With his last vestige of influence over the team removed on Friday, it’s officially the end of an era for Ron Dennis and McLaren.
Following off the back of the coup to remove him from his dual roles as chairman and CEO in November, and the excising of his Project Four designation from the name of the 2017 challenger, the last nail has been driven in with Dennis selling his stake in McLaren.
After 37 years overseeing everything from their racing to their road cars, Dennis is now about as welcome in Woking as the current Honda engine.
At the time of his removal in November, Dennis had pledged to use his “significant shareholding in both [McLaren] companies and my seats on both boards to protect the interests and value of McLaren and help shape its future” clearly unable to do so, he has instead decide to move on entirely.
One of the most accomplished careers in Formula 1 history, Dennis has been overseen ten driver’s and seven constructor’s championships since taking over in 1980 – the latter figure beaten only by Williams and Ferrari, the former unmatched. That said, his recent tenure with the team has been far less successful, more often making headlines for the wrong reasons.
Reassuming the CEO-position after a five-year break in 2014, Dennis’ second stint in charge was the antithesis of his extremely orderly, highly efficient persona.
Whether it was the promotion, demotion and eventual jettisoning of Kevin Magnussen, the disastrous renewal of the McLaren-Honda partnership, his subsequent refusal to allow Honda to supply customer engines, or the bizarre handling of Fernando Alonso’s crash in 2015 pre-season testing, the team continued to drift ever-farther away from its former glory.

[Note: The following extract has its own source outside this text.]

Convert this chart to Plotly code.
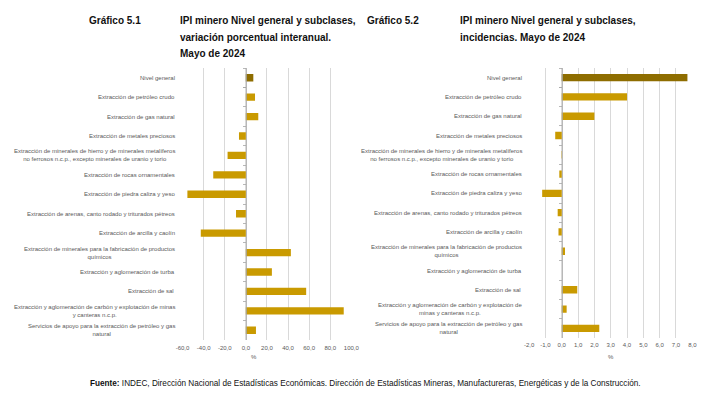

Even behind the scenes, things were chaotic, with his ouster reportedly two years in the making after continued disagreements with fellow shareholders Mansour Ojjeh and Bahraini fund Mumtalakat, a last-ditch attempt to buy them out with Chinese investors falling through.
By no means do his recent failures overtake the tremendous impact he already had on the F1 landscape – the first things anyone is sure to mention when discussing Dennis is his creation of the late eighties Senna-Prost super-team, his partnership with Mercedes, and the signing of Lewis Hamilton – but there’s no denying his role in McLaren’s recent dramas.
With Dennis no longer looking over their shoulder and the ascendance of Zak Brown things have already changed, what with the Sauber-Honda deal for 2018, and the team’s foray back into Indycar with Fernando Alonso. Of course, the ultimate goal is to return the team to its standing as a race-winning F1 team – a goal that remains far off in the distance.
Is this the last we will hear of Dennis?
Probably not, but at 70 it most likely marks the end of his impact on the sport. Along with Frank Williams, he is undoubtedly one of the titans of modern F1, and deserves to be lauded as such.
No, it was not the ideal ending, but for a man as intractable and methodical as he was, the absence of a storybook “ride off into the sunset” seems somewhat fitting. In any case, there’s sure to never be another figure in F1 quite like Ron Dennis.